Alfred Joseph Lowe (1 August 1789 – 10 August 1856) J.P. was a horticulturalist, meteorologist and astronomer based in Nottingham.

==Life==
He was born on 1 August 1789, the son of Joseph Hurst Lowe (1766-1817) and Elizabeth Langstaff (1770-1826). He was baptised on 13 September 1789 at High Pavement Chapel.

He married Charlotte Octavia Swann (1792-1865), daughter of Edward Swann, Mayor of Nottingham, in St Mary's Church, Nottingham on 30 October 1812. They had the following children.
- Captain Alfred Hurst Lowe (1814-1870)
- Charlotte Lavina Lowe (1816-1899)
- Marianne Agnes Lowe (1817-1884)
- Edward Joseph Lowe (1825-1900)
- Colonel Arthur Swann Howard Lowe (1826-1888)

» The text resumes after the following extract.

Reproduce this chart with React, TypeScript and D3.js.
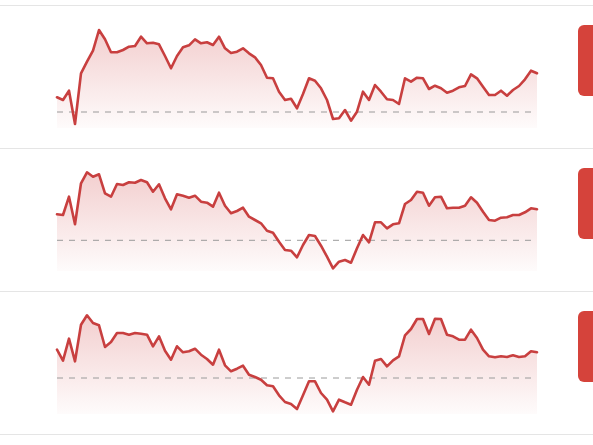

He died on 10 August 1856 at Highfield House, Nottingham and was interred at the family vault in Sneinton.

==Career==

He was a magistrate for Nottinghamshire, and for many years vice-chairman of the Radford Union. He was Sheriff of Nottingham in 1812–13.

He was a founding member and treasurer of the Nottingham Mechanics' Institution. In 1846 he started a vocal music class which evolved into the Nottingham Harmonic Society.

He applied the principle of the Jacquard loom to the bobbin net lace machine which produced the pattern in the lace at the same time as manufacturing the fabric. This invention resulted in a significant improvement in productivity of lace, and turned Nottingham into the centre of mechanical lace production in England.

As a horticulturalist, he developed the estate at Highfield House, Nottingham by planting Cedrus deodara, Cupressus excelsa, Cryptomeria Japonica, Aurucaria Ombricata, Scotch pine, Portuguese laurels, myrtles and Arbutus. In the Nottingham Horticultural competition of 1853 he was awarded the Silver Cup for the best collection of greenhouse plants.

As a meteorologist and astronomer, he built an observatory at Highfield House, which was equipped with a barometer, a telescope on the roof, Negretti thermometers to determine terrestrial radiation and solar radiation, wet and dry bulb thermometers by Barrow, minimum and maximum thermometers by Bennett, rain gauges, an ozonometer, a wind vane 54 ft high with Lind's anemometer. He and his son Edward Joseph Lowe were founder members of the Meteorological Society, which later became the Royal Meteorological Society.